Wednesday’s -32 notwithstanding, Jared Dudley will be playing consistent minutes this season and Hill will as well, although it would not be a surprise to see his floor time cut a bit to preserve his health through this mad dash of a season.
So if Redd plays well enough to be a rotation player that means Shannon Brown and Childress are likely battling for a spot. Neither player has been particularly impressive thus far although it would be kind of a shame for both players individually to lose their spot, Brown since he came here on a cheap one-year deal to rebuild his value and Childress because this happened to him last season and the Suns need to see what they have before making an amnesty decision on him next summer.
Such depth can be a blessing and a curse, a blessing because depth will be a requirement during this jam-packed schedule but a curse if there’s not enough quality depth and defined roles fail to materialize
Gentry showed a Midas Touch developing his bench and guiding his rotations in 2009-10, but he’s got a much tougher job making this collection of pieces work.
The Warlocks’ effect
Entering the free agency period, Michael Redd was my pick to fill the Suns’ backup shooting guard spot, as I wrote in our free agency 3-on-3.

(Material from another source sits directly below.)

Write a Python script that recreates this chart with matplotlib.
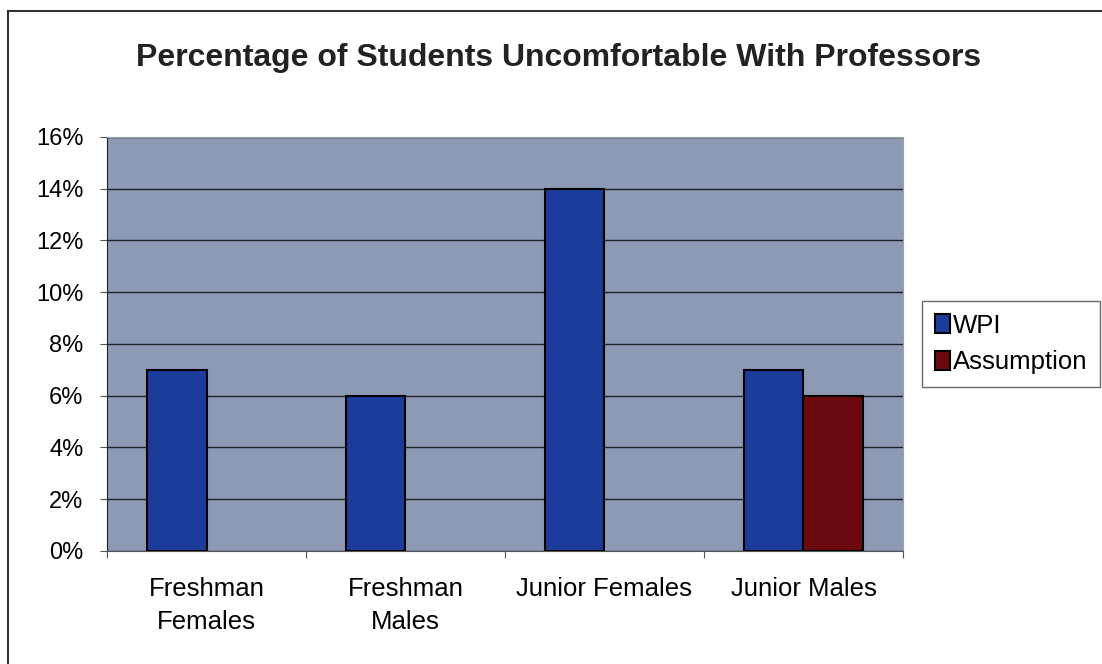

The biggest reason was that I felt Redd possessed the most upside to emulate the go-to scorer the Suns so desperately need for stretches at a time because he has done it so often before.
And the biggest reason I thought there was a chance Redd could become even a facsimile of his Olympic self is because of Aaron Nelson and the Suns’ training staff, which Redd himself cited as one of the things that drew him to this organization.
The Warlocks have worked wonders on so many vets from Nash to Hill to Shaq that the Suns should feel extra confident taking a chance on a player like Redd who could become an important rotation player if the Suns’ trainers keep him healthy.
I had a chance to sit down and chat with Nelson toward the end of last season and I asked him if he ever wonders if his staff can make a difference for a chronically injured player.
“You always wonder, and again if you fail then it goes the other way,” Nelson said. “I like challenges, and my staff likes challenges. We like to see what we can do and what we’re capable of doing, and when I see injured players for other teams I feel for my peers because we’re all in the same boat. The guys who are paid a lot of money and normally are playing a lot of minutes for you, when they get hurt that’s a lot of pressure and a lot of stress for us and the other head athletic trainers for the other teams. I don’t look at it and say, ‘I can do better than them.’ I think we’re all in the same boat. I don’t look at it in that perspective, I look at it as if my GM calls me and says, ‘Hey, if we have this guy on our team,’ then I think about it. But I don’t think outside of that.
“If I’m watching SportsCenter and so and so has been out now for whatever I think that I feel bad for my peers that are having to deal with it because I have to deal with it when our guys get hurt, but again if our GM or owner says, ‘Hey, if we’re looking at Player X, do you think you can help him?’ Immediately I start thinking, ‘OK, yeah.’”
Nelson and crew have a new challenge ahead of them when they aren’t focusing on maintaining the health of Nash and Hill, and if they succeed the Suns’ offense will receive a much-needed boost at a veteran’s minimum price.